His fans love him for talking tough and claiming he will bring back jobs, build infrastructure, fix healthcare and cut taxes, but the substance is often the opposite. He says nobody is tougher on Russia, but he profited from Russian efforts to throw the election his way, and has done nothing to punish Russia for it or to prevent more of the same in 2018. The tax cut that was supposed to help the working man not the fat cats went 80% to the latter. The healthcare fix is nowhere to be seen, and millions of people have lost protection since his election.

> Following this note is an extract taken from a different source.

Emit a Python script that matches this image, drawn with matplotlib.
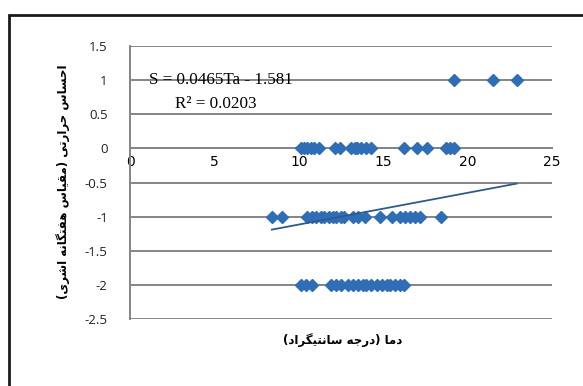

He guaranteed he’d separate himself from his business interests to avoid conflicts, yet his presidency has been a festival of profiteering, nepotism, self-dealing and emoluments. His vow to stop China from stealing jobs has turned into the lifting of sanctions on a Chinese company that is not just an intellectual property thief, but a security threat. This just so happened to coincide with the granting of lucrative trademarks to his daughter Ivanka and a $500 million Chinese investment in Indonesian development that will benefit Trump properties.

There have been plenty of people in American government before who have been closet racists, nativists, profiteers, but they have kept it out of sight and been punished when exposed by their own party or by voters at the ballot box.

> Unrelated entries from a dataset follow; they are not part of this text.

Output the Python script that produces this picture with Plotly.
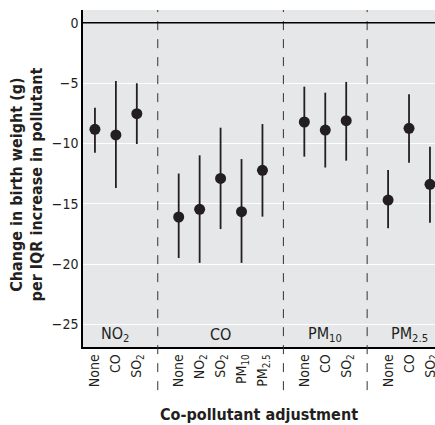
import plotly.graph_objects as go

# Data
pollutants = ["NO<sub>2</sub>", "CO", "PM<sub>10</sub>", "PM<sub>2.5</sub>"]
adjust_NO2 = ["None", "CO", "SO<sub>2</sub>"]
adjust_CO = ["None", "NO<sub>2</sub>", "SO<sub>2</sub>", "PM<sub>10</sub>", "PM<sub>2.5</sub>"]
adjust_PM10 = ["None", "CO", "SO<sub>2</sub>"]
adjust_PM25 = ["None", "CO", "SO<sub>2</sub>"]

est_NO2 = [-8.84, -9.3, -7.54]
lo_NO2 = [-10.77, -13.7, -10.05]
hi_NO2 = [-7.04, -4.83, -5.02]

est_CO = [-16.1, -15.46, -12.9, -15.66, -12.23]
lo_CO = [-19.5, -19.9, -17.1, -19.9, -16.07]
hi_CO = [-12.5, -10.99, -8.7, -11.3, -8.4]

est_PM10 = [-8.23, -8.9, -8.12]
lo_PM10 = [-11.1, -12.0, -11.43]
hi_PM10 = [-5.3, -5.8, -4.91]

est_PM25 = [-14.7, -8.75, -13.39]
lo_PM25 = [-17.03, -11.6, -16.57]
hi_PM25 = [-12.2, -5.93, -10.27]

groups = [
    (adjust_NO2, est_NO2, lo_NO2, hi_NO2),
    (adjust_CO, est_CO, lo_CO, hi_CO),
    (adjust_PM10, est_PM10, lo_PM10, hi_PM10),
    (adjust_PM25, est_PM25, lo_PM25, hi_PM25),
]

FONT = "DejaVu Sans Condensed, Liberation Sans, Arial, sans-serif"
DARK = "#231f20"

xs, ys, em, ep, labels = [], [], [], [], []
centers, seps = [], []
pos = 0
for gi, (adj, est, lo, hi) in enumerate(groups):
    start = pos
    for a, e, l, h in zip(adj, est, lo, hi):
        xs.append(pos)
        ys.append(e)
        em.append(e - l)
        ep.append(h - e)
        labels.append(a)
        pos += 1
    centers.append((start + pos - 1) / 2)
    if gi < len(groups) - 1:
        seps.append(pos)
    pos += 1

fig = go.Figure()
fig.add_trace(go.Scatter(
    x=xs, y=ys, mode="markers",
    marker=dict(size=11, color=DARK),
    error_y=dict(type="data", symmetric=False, array=ep, arrayminus=em,
                 thickness=1.8, width=0, color=DARK),
    showlegend=False, cliponaxis=False,
))

shapes = []
for s in seps:
    shapes.append(dict(type="line", xref="x", yref="paper", x0=s, x1=s,
                       y0=-0.128, y1=1, line=dict(color="#333333", width=1, dash="dash")))
shapes.append(dict(type="line", xref="paper", yref="y", x0=0, x1=1, y0=0, y1=0,
                   line=dict(color="black", width=1.5)))

annotations = []
for c, p in zip(centers, pollutants):
    annotations.append(dict(x=c, y=-25.85, xref="x", yref="y", text=p, showarrow=False,
                            font=dict(family=FONT, size=16, color=DARK), yanchor="middle"))
annotations.append(dict(x=0.5, y=-0.199, xref="paper", yref="paper",
                        text="<b>Co-pollutant adjustment</b>", showarrow=False,
                        font=dict(family=FONT, size=16, color=DARK), yanchor="middle"))
annotations.append(dict(x=-0.1605, y=0.481, xref="paper", yref="paper",
                        text="<b>Change in birth weight (g)<br>per IQR increase in pollutant</b>",
                        showarrow=False, textangle=-90,
                        font=dict(family=FONT, size=16, color=DARK),
                        xanchor="center", yanchor="middle"))

fig.update_layout(
    width=435, height=425,
    margin=dict(l=83, r=0, t=10, b=78),
    paper_bgcolor="white", plot_bgcolor="#e6e7e8",
    font=dict(family=FONT, size=13, color=DARK),
    shapes=shapes, annotations=annotations,
    xaxis=dict(range=[-0.57, 16.24], tickmode="array", tickvals=xs, ticktext=labels,
               tickangle=-90, showgrid=False, zeroline=False, showline=True,
               linecolor="black", linewidth=1.5, ticks="", tickfont=dict(size=14),
               automargin=False, ticklabeloverflow="allow"),
    yaxis=dict(range=[-26.87, 1.05], tickvals=[0, -5, -10, -15, -20, -25],
               showgrid=True, gridcolor="white", gridwidth=1.2, zeroline=False,
               showline=True, linecolor="black", linewidth=1.5, ticks="",
               tickfont=dict(size=14), automargin=False),
)

fig.write_html("out.html", config={"displayModeBar": False},
               post_script="document.body.style.margin='0';document.body.style.overflow='hidden';")
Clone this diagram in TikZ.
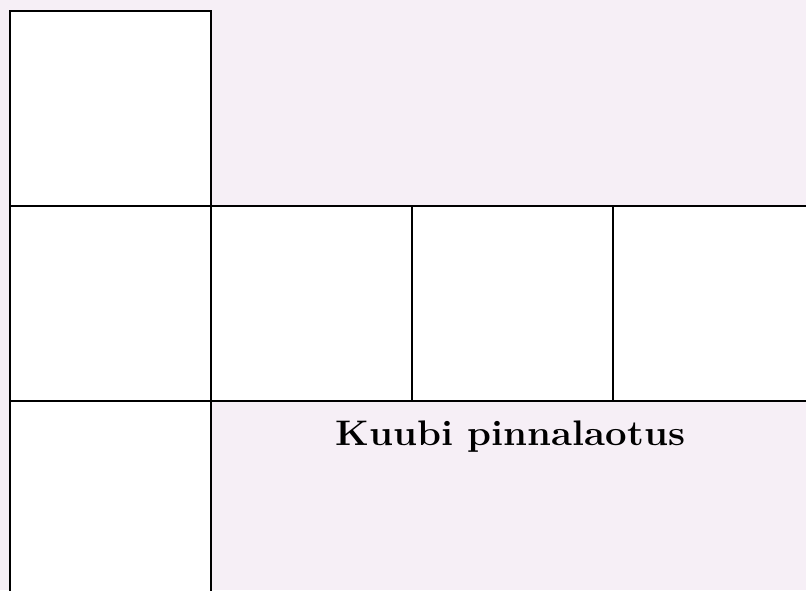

In Trump’s case, the corruption is out in the open and celebrated. Shamelessness is in vogue. His followers and his own party see, hear, and speak no evil, motivated out of either fear of the next mean tweet from the head of their party or a decision to put power and party ahead of country.

At his inaugural, President Kennedy made stirring use of that formal occasion to express a classic, if worryingly grandiose, formulation of an American credo. He promised, “we shall pay any price, bear any burden, meet any hardship, support any friend, oppose any foe, in order to assure the survival and the success of liberty.”

In the age of Trump, this would have to be revised to read, “we will tell any lie, slander any person, undermine any institution, break any promise, corrupt any ideal in order to assure the survival and the success of me.”